◆ TASK INSTRUCTIONS: Retype the stretch of lines that starts at the line containing "Generate a LaTeX" and ends at the line containing "(hub) -| (mat.north);", inclusive. Do not include pictures.

◆ EXERCISE DATA:

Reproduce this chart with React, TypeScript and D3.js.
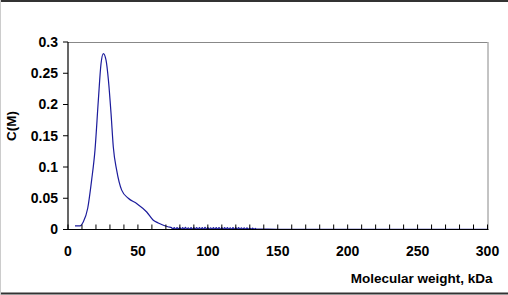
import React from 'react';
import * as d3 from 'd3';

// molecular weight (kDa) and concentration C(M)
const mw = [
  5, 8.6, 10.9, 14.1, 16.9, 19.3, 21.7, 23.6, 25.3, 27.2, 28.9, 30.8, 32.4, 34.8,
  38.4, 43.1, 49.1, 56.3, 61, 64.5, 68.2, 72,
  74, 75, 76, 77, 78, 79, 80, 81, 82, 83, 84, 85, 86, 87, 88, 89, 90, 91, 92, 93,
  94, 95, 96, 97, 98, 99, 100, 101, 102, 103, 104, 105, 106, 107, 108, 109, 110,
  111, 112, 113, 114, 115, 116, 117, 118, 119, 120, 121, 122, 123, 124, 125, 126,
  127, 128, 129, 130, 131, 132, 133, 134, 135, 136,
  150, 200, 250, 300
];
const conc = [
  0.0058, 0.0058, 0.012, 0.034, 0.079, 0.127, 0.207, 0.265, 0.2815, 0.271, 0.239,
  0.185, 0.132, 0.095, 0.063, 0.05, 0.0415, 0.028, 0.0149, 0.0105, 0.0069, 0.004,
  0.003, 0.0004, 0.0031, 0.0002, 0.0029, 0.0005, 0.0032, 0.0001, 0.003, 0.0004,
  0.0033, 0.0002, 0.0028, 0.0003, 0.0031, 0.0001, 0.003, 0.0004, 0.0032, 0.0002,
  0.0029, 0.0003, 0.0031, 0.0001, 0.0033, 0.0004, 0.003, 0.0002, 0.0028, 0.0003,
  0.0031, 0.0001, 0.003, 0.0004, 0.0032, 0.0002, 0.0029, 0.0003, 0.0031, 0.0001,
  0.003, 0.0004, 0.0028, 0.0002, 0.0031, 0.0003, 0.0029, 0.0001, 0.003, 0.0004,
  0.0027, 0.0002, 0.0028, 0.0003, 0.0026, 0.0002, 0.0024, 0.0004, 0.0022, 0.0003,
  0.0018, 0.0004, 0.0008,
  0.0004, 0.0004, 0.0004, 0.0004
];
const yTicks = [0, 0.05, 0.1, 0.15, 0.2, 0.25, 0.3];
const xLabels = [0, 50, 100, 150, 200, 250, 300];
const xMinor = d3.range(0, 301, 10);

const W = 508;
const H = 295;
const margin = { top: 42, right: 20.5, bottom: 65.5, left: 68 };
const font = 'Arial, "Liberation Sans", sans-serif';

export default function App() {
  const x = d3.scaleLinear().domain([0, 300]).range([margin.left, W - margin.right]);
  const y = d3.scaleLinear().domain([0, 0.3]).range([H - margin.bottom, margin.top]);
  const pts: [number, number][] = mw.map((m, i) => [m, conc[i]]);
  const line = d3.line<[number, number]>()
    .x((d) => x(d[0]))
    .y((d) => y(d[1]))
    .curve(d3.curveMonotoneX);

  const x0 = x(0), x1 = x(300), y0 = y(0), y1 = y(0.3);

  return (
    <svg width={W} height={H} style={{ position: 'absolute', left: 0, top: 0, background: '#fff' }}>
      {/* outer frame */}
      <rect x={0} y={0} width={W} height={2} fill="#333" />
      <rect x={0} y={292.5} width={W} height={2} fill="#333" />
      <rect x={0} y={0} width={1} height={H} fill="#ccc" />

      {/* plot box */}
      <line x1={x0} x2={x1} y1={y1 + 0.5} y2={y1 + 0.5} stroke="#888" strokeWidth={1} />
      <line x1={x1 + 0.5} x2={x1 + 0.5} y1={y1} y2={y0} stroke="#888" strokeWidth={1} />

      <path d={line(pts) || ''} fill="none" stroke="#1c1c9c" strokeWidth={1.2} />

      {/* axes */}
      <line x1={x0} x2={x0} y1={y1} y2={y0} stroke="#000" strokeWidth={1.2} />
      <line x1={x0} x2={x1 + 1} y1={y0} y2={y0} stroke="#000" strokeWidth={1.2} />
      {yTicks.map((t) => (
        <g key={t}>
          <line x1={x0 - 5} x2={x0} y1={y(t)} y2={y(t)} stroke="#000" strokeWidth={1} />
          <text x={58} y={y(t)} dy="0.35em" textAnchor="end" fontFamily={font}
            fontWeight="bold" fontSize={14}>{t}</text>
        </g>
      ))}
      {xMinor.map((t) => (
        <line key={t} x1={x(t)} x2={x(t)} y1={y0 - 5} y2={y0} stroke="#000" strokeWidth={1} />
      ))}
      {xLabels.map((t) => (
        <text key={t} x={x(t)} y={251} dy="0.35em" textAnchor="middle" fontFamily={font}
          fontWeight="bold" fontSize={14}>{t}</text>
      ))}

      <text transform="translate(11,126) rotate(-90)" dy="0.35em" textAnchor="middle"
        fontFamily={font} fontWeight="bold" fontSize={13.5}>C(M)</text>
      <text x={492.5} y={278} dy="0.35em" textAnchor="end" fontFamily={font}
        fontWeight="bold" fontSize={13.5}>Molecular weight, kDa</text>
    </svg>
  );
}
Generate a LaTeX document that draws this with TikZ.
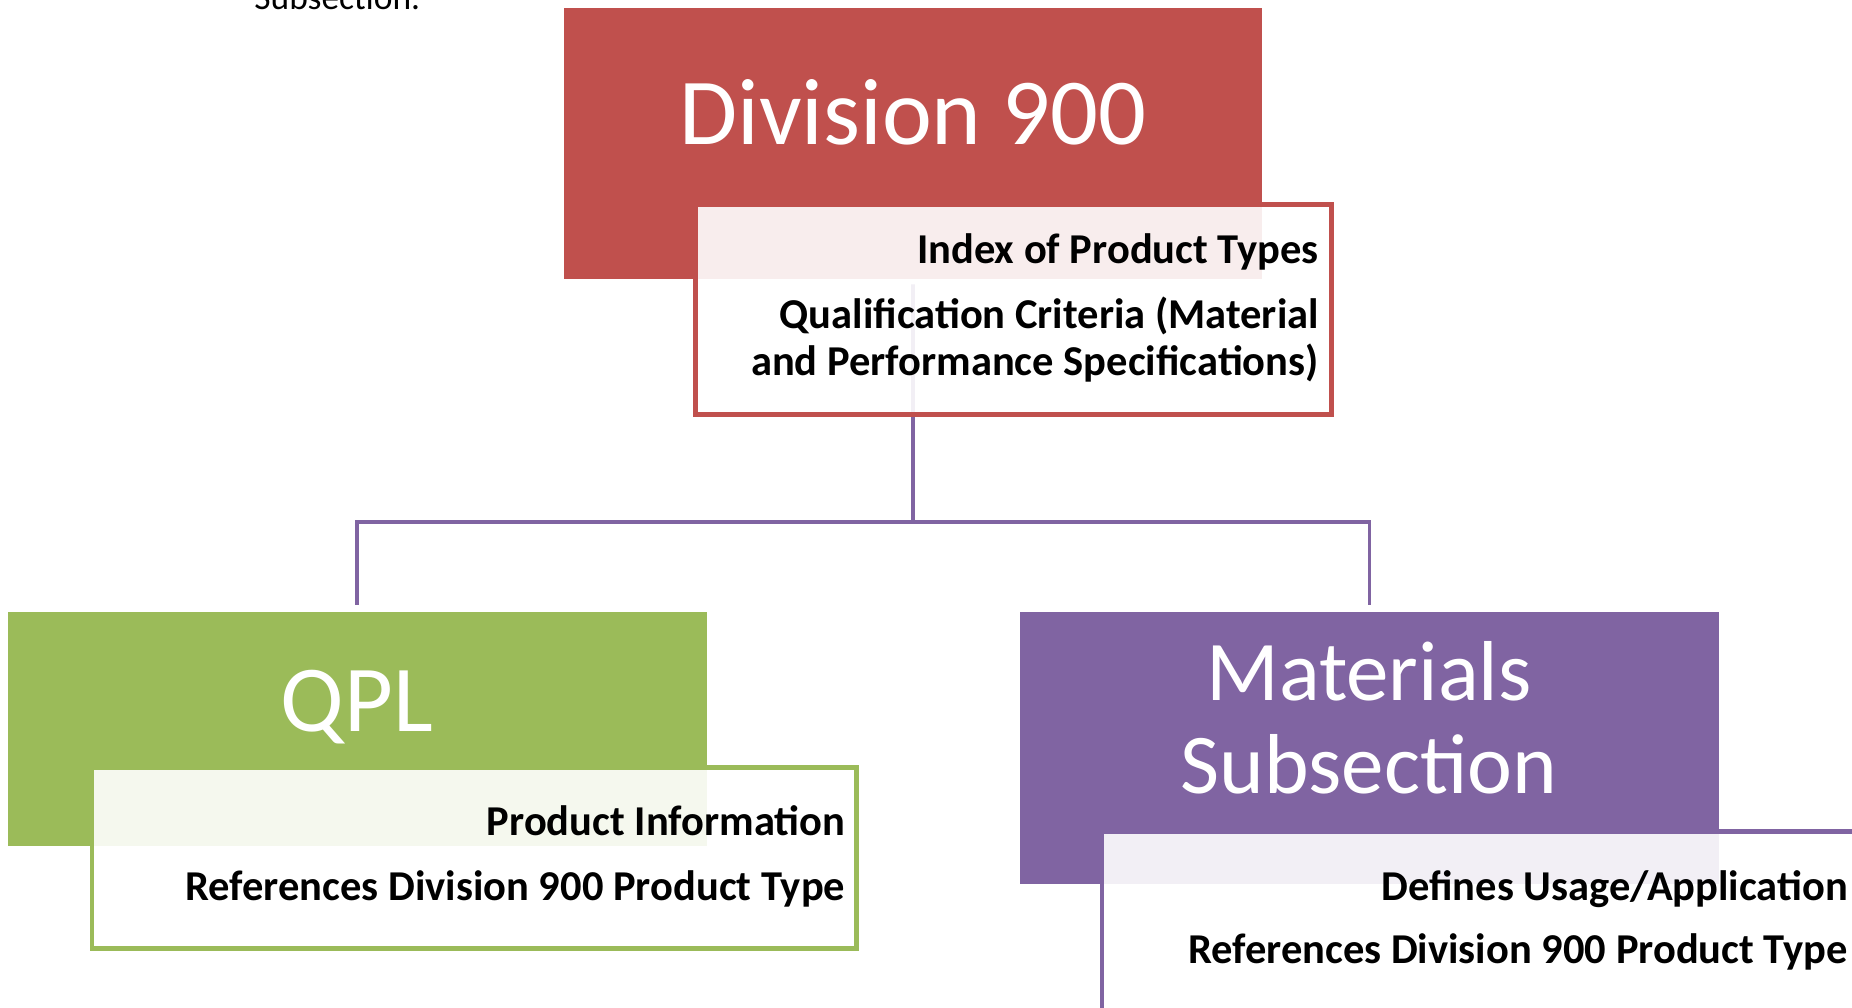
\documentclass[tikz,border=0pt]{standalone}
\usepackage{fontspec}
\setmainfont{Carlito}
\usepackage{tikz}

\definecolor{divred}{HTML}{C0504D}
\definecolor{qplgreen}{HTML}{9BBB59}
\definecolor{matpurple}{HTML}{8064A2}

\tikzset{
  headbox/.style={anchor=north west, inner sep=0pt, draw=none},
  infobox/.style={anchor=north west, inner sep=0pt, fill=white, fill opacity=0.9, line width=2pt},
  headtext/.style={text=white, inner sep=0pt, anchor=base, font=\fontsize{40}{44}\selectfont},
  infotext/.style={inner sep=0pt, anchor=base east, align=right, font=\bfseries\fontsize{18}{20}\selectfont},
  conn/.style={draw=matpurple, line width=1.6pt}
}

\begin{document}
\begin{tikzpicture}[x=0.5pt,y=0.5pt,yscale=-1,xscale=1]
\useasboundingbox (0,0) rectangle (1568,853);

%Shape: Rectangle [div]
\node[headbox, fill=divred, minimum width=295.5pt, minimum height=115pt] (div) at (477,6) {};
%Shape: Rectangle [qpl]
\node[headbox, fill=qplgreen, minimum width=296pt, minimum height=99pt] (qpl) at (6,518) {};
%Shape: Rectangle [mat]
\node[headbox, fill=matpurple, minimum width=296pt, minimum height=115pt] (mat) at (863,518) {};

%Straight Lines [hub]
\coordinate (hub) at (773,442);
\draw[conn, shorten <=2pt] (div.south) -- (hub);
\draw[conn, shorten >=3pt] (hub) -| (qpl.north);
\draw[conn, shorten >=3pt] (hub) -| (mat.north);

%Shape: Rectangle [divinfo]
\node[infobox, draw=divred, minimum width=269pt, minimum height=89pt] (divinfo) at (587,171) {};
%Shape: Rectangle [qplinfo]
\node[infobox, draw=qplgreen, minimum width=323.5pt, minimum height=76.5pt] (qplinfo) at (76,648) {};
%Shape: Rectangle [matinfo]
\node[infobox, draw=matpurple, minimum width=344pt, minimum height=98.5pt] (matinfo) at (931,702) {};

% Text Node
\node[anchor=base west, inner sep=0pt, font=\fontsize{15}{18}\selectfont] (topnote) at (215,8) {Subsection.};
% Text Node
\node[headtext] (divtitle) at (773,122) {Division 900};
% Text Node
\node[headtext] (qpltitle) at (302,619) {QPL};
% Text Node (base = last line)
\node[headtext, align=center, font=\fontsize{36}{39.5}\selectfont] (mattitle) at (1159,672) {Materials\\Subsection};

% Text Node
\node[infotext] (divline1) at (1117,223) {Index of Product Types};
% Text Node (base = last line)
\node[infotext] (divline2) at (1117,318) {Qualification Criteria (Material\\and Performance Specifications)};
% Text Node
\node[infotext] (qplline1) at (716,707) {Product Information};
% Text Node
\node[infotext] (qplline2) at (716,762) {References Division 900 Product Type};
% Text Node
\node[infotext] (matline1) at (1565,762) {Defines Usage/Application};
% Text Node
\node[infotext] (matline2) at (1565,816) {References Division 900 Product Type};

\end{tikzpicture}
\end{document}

◆ CORRECT RESPONSE:
Generate a LaTeX document that draws this with TikZ.
\documentclass[tikz,border=0pt]{standalone}
\usepackage{fontspec}
\setmainfont{Carlito}
\usepackage{tikz}

\definecolor{divred}{HTML}{C0504D}
\definecolor{qplgreen}{HTML}{9BBB59}
\definecolor{matpurple}{HTML}{8064A2}

\tikzset{
  headbox/.style={anchor=north west, inner sep=0pt, draw=none},
  infobox/.style={anchor=north west, inner sep=0pt, fill=white, fill opacity=0.9, line width=2pt},
  headtext/.style={text=white, inner sep=0pt, anchor=base, font=\fontsize{40}{44}\selectfont},
  infotext/.style={inner sep=0pt, anchor=base east, align=right, font=\bfseries\fontsize{18}{20}\selectfont},
  conn/.style={draw=matpurple, line width=1.6pt}
}

\begin{document}
\begin{tikzpicture}[x=0.5pt,y=0.5pt,yscale=-1,xscale=1]
\useasboundingbox (0,0) rectangle (1568,853);

%Shape: Rectangle [div]
\node[headbox, fill=divred, minimum width=295.5pt, minimum height=115pt] (div) at (477,6) {};
%Shape: Rectangle [qpl]
\node[headbox, fill=qplgreen, minimum width=296pt, minimum height=99pt] (qpl) at (6,518) {};
%Shape: Rectangle [mat]
\node[headbox, fill=matpurple, minimum width=296pt, minimum height=115pt] (mat) at (863,518) {};

%Straight Lines [hub]
\coordinate (hub) at (773,442);
\draw[conn, shorten <=2pt] (div.south) -- (hub);
\draw[conn, shorten >=3pt] (hub) -| (qpl.north);
\draw[conn, shorten >=3pt] (hub) -| (mat.north);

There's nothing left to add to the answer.